To defeat the final boss, I was lucky enough to have gotten nunchuks from a red ninja (they drop weapons and soda upon dying) and was able to repeatedly smack his dumb ass from a safe distance. It’s a pretty bizarre fight, if you could imagine: A dude in sweatpants and wifebeater using nunchuks to continually bash the crotch of a Kabuki dramatist while fighting on the side of a helicopter in mid-flight.
I’m so glad to live in a world where that sentence exists and is applicable.

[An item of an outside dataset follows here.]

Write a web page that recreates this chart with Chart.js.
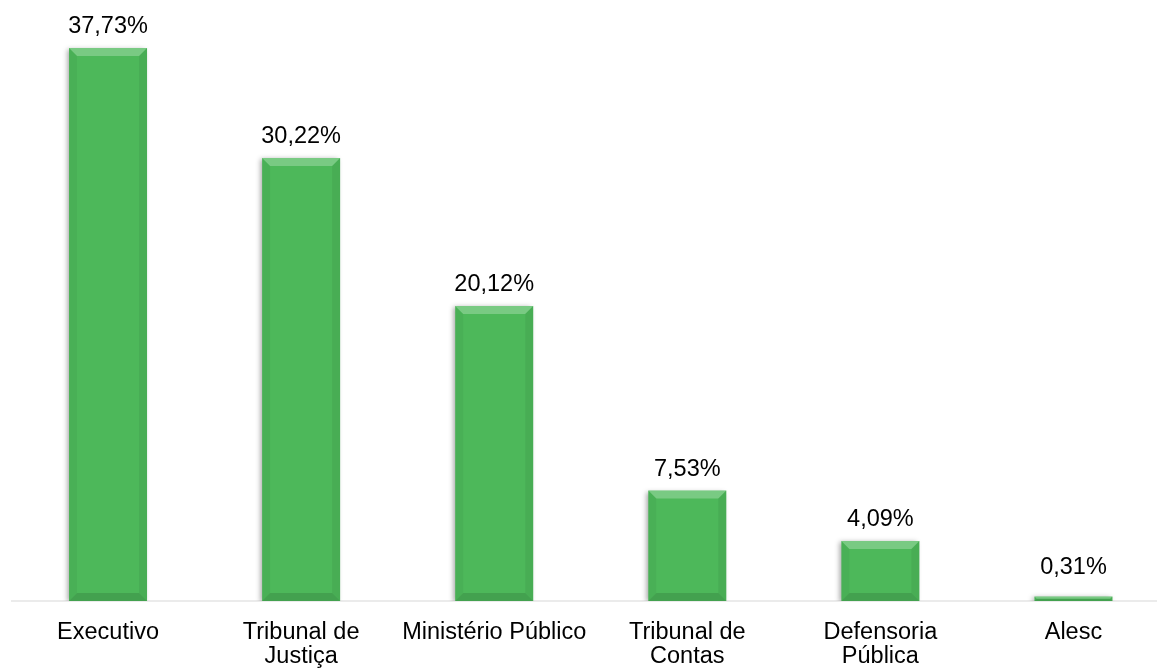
<!DOCTYPE html>
<html>
<head>
<meta charset="utf-8">
<script src="https://cdn.jsdelivr.net/npm/chart.js@4"></script>
<style>
  html, body { margin: 0; padding: 0; background: #fff; overflow: hidden; }
  #wrap { width: 1157px; height: 668px; overflow: hidden; }
</style>
</head>
<body>
<div id="wrap"><canvas id="chart" width="1170" height="668"></canvas></div>
<script>
const categories = [
    "Executivo",
    ["Tribunal de", "Justiça"],
    "Ministério Público",
    ["Tribunal de", "Contas"],
    ["Defensoria", "Pública"],
    "Alesc"
]
const shares = [37.73, 30.22, 20.12, 7.53, 4.09, 0.31]

const barGreen = "#4db85a"

// value labels over each bar, "37,73%" style
const valueLabels = {
    id: "valueLabels",
    afterDatasetsDraw(chart) {
        const ctx = chart.ctx
        const meta = chart.getDatasetMeta(0)
        ctx.save()
        ctx.font = "23.5px 'Liberation Sans', Arial"
        ctx.fillStyle = "#000"
        ctx.textAlign = "center"
        ctx.textBaseline = "alphabetic"
        meta.data.forEach((bar, i) => {
            const txt = shares[i].toFixed(2).replace(".", ",") + "%"
            // tiny bars get their label lifted a bit, like the original
            const y = Math.min(bar.y - 15, bar.base - 27)
            ctx.fillText(txt, bar.x, y)
        })
        ctx.restore()
    }
}

// shadow + bevel look of the original bars
const bevel = {
    id: "bevel",
    beforeDatasetDraw(chart) {
        const ctx = chart.ctx
        ctx.save()
        ctx.shadowColor = "rgba(0,0,0,0.35)"
        ctx.shadowBlur = 5
        ctx.shadowOffsetX = -2
        ctx.shadowOffsetY = 1
    },
    afterDatasetDraw(chart) {
        const ctx = chart.ctx
        ctx.restore()
        const meta = chart.getDatasetMeta(0)
        ctx.save()
        meta.data.forEach(bar => {
            const p = bar.getProps(["x", "y", "base", "width"], true)
            const l = p.x - p.width / 2, r = p.x + p.width / 2
            const t = p.y, b = p.base
            const d = Math.min(8, (b - t) / 2)
            const poly = (pts, fill) => {
                ctx.beginPath()
                ctx.moveTo(pts[0][0], pts[0][1])
                for (let k = 1; k < pts.length; k++) ctx.lineTo(pts[k][0], pts[k][1])
                ctx.closePath()
                ctx.fillStyle = fill
                ctx.fill()
            }
            poly([[l, t], [r, t], [r - d, t + d], [l + d, t + d]], "rgba(255,255,255,0.25)")
            poly([[l, t], [l + d, t + d], [l + d, b - d], [l, b]], "rgba(0,0,0,0.04)")
            poly([[r, t], [r - d, t + d], [r - d, b - d], [r, b]], "rgba(0,0,0,0.06)")
            poly([[l, b], [l + d, b - d], [r - d, b - d], [r, b]], "rgba(0,0,0,0.12)")
        })
        ctx.restore()
    }
}

Chart.defaults.font.family = "'Liberation Sans', Arial, sans-serif"
Chart.defaults.color = "#000"

new Chart("chart", {
    type: "bar",
    data: {
        labels: categories,
        datasets: [{
            data: shares,
            backgroundColor: barGreen,
            borderWidth: 0,
            barPercentage: 0.404,
            categoryPercentage: 1
        }]
    },
    options: {
        responsive: false,
        animation: false,
        layout: { padding: { left: 11.5, right: 0, top: 0, bottom: 0 } },
        plugins: {
            legend: { display: false },
            tooltip: { enabled: false }
        },
        scales: {
            x: {
                grid: { display: false, drawTicks: false },
                border: { display: true, color: "#ebebeb", width: 2 },
                ticks: {
                    font: { size: 23.5, lineHeight: 1.045 },
                    color: "#000",
                    padding: 19,
                    autoSkip: false,
                    maxRotation: 0
                },
                afterFit(scale) { scale.height = 67 }
            },
            y: {
                display: false,
                min: 0,
                max: 41
            }
        }
    },
    plugins: [bevel, valueLabels]
})
</script>
</body>
</html>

Oh, yeah. This is happening right now.
There’s a lot to love here in Bade Dudes, but, to be brutally sincere, this game really isn’t that fun. After the brilliant and poignant opening and the novelty of kicking Karnov’s ass and hearing your guy declare “I’m Bad!” like a bad Michael Jackson impersonator coughing over an intercom, there’s really nothing much else to see or do. Except the ending. That shit’s classic.
Mr. President, is that the Union Jack? You’re being the president wrong!
Back in the day, Bad Dudes wasn’t that terrible. It just hasn’t stood the test of time. That being said, on the Badass-O-Meter, I give Bad Dudes a rating of 5 out of 10 – Johnny Lawrence!
Thanks for Your Playing! See you later this month for some more Badass-uary!
Johnny Lawrence – Popular, likable, and well loved by the initiated. The pinnacle of coolness and badassness in the 80’s, this particular title hasn’t aged well. Though undeniably badass, its cocky demeanor and reliance on its few strengths ultimately makes it come across as shallow. Deserves a play.
Most Badass Moment – Stopping a ninja star by punching it head on and coming out unscathed.